The first season of field activities for this project was initiated in December of 2020. The first set of root biomass core samples were collected and the first round of root ingrowth cores were installed on December 11, 2020. A second set of root biomass cores samples and ingrowth cores were collected and a new set installed on January 28, 2021. The cover crop is to be terminated and the next set of root ingrowth cores to be collected along with root biomass cores in mid-April.

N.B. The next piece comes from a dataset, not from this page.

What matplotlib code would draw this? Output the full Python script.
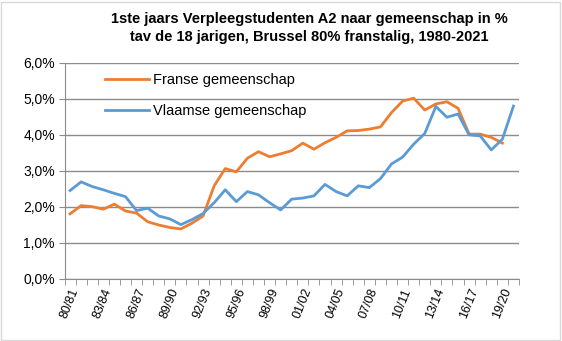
import matplotlib
matplotlib.use("Agg")
import matplotlib.pyplot as plt
from matplotlib.patches import Rectangle
from matplotlib.ticker import FixedLocator, FuncFormatter

years = [f"{y % 100:02d}/{(y + 1) % 100:02d}" for y in range(1980, 2021)]

franse = [1.80, 2.03, 2.00, 1.93, 2.07, 1.88, 1.82, 1.58, 1.49, 1.42,
          1.38, 1.54, 1.74, 2.58, 3.06, 2.97, 3.35, 3.53, 3.39, 3.47,
          3.56, 3.77, 3.60, 3.78, 3.93, 4.11, 4.12, 4.16, 4.22, 4.62,
          4.94, 5.02, 4.69, 4.86, 4.92, 4.74, 4.02, 4.02, 3.93, 3.77]
vlaamse = [2.45, 2.69, 2.56, 2.47, 2.37, 2.28, 1.89, 1.96, 1.74, 1.66,
           1.50, 1.64, 1.81, 2.11, 2.47, 2.14, 2.42, 2.33, 2.11, 1.91,
           2.21, 2.24, 2.30, 2.62, 2.42, 2.30, 2.58, 2.53, 2.78, 3.19,
           3.38, 3.74, 4.04, 4.79, 4.49, 4.58, 4.00, 3.97, 3.58, 3.88,
           4.80]

title = "1ste jaars Verpleegstudenten A2 naar gemeenschap in %\ntav de 18 jarigen, Brussel 80% franstalig, 1980-2021"

plt.rcParams['font.family'] = ['Liberation Sans', 'DejaVu Sans']

W, H = 562, 341
fig = plt.figure(figsize=(W / 100, H / 100), dpi=100)
fig.patches.append(Rectangle((1 / W, 1 / H), 1 - 3 / W, 1 - 3 / H, transform=fig.transFigure,
                             fill=False, edgecolor='#D9D9D9', linewidth=1))

ax = fig.add_axes([64.5 / W, 1 - 278.5 / H, (519 - 64.5) / W, (278.5 - 63) / H])

ax.plot(range(len(franse)), franse, color='#ED7D31', lw=2.0, label='Franse gemeenschap',
        solid_joinstyle='round')
ax.plot(range(len(vlaamse)), vlaamse, color='#5B9BD5', lw=2.0, label='Vlaamse gemeenschap',
        solid_joinstyle='round')

ax.set_xlim(-0.5, len(years) - 0.5)
ax.set_ylim(0, 6)
ax.set_yticks([0, 1, 2, 3, 4, 5, 6])
ax.yaxis.set_major_formatter(FuncFormatter(lambda v, p: f"{v:.1f}%".replace('.', ',')))
ax.grid(axis='y', color='#8C8C8C', lw=1)
ax.set_axisbelow(True)

major = list(range(0, len(years), 3))
ax.xaxis.set_major_locator(FixedLocator(major))
ax.set_xticklabels([years[i] for i in major], rotation=68, ha='right', rotation_mode='anchor',
                   fontsize=9)
ax.xaxis.set_minor_locator(FixedLocator([i - 0.5 for i in range(len(years) + 1)]))
ax.tick_params(axis='x', which='major', length=0, pad=6)
ax.tick_params(axis='x', which='minor', length=4, color='#8C8C8C')
ax.tick_params(axis='y', length=4, color='#8C8C8C', labelsize=10, pad=3)

for s in ['top', 'right']:
    ax.spines[s].set_visible(False)
for s in ['left', 'bottom']:
    ax.spines[s].set_color('#8C8C8C')

fig.text(0.55, 0.965, title, ha='center', va='top', fontsize=10.5, fontweight='bold',
         linespacing=1.4)

leg = ax.legend(loc='upper left', bbox_to_anchor=(0.06, 1.015), frameon=False, fontsize=10.5,
                handlelength=3.0, labelspacing=1.15, handletextpad=0.3)

fig.savefig('out.png', dpi=100)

Soil sampling for nitrogen availability and the ion-exchange membrane nitrogen availability components of the study will be implemented starting in mid-April.

Participation Summary

Educational & Outreach Activities

Participation Summary

Education/outreach description:

The pending results of this project are planned to be compiled and disseminated through a UF-EDIS fact sheet, annual extension agent agronomy trainings, the annual cool-season forage field day (should COVID restrictions permit), a trade journal article, a presentation at the 2021 agronomy society of America conference, as well as through multimedia in the UF forage team social media and Youtube channels.

Project Outcomes

1 Grant received that built upon this project
Project outcomes:

Metrics of project outcomes will include implementation of cool-season cover crops and grazing by cash crop farmers, implementation of cool-season forage grazing best management practices by farmers, as well as crop rotation diversification through introduction of cool-season forages into crop rotations.

Knowledge Gained:

To date through this project and other’s, we have grown a greater appreciation for the need for maintaining the practical relevance of sustainable agriculture research efforts to the needs and reality of the challenges facing producers in implementing more sustainable practices.

Any opinions, findings, conclusions, or recommendations expressed in this publication are those of the author(s) and do not necessarily reflect the view of the U.S. Department of Agriculture or SARE.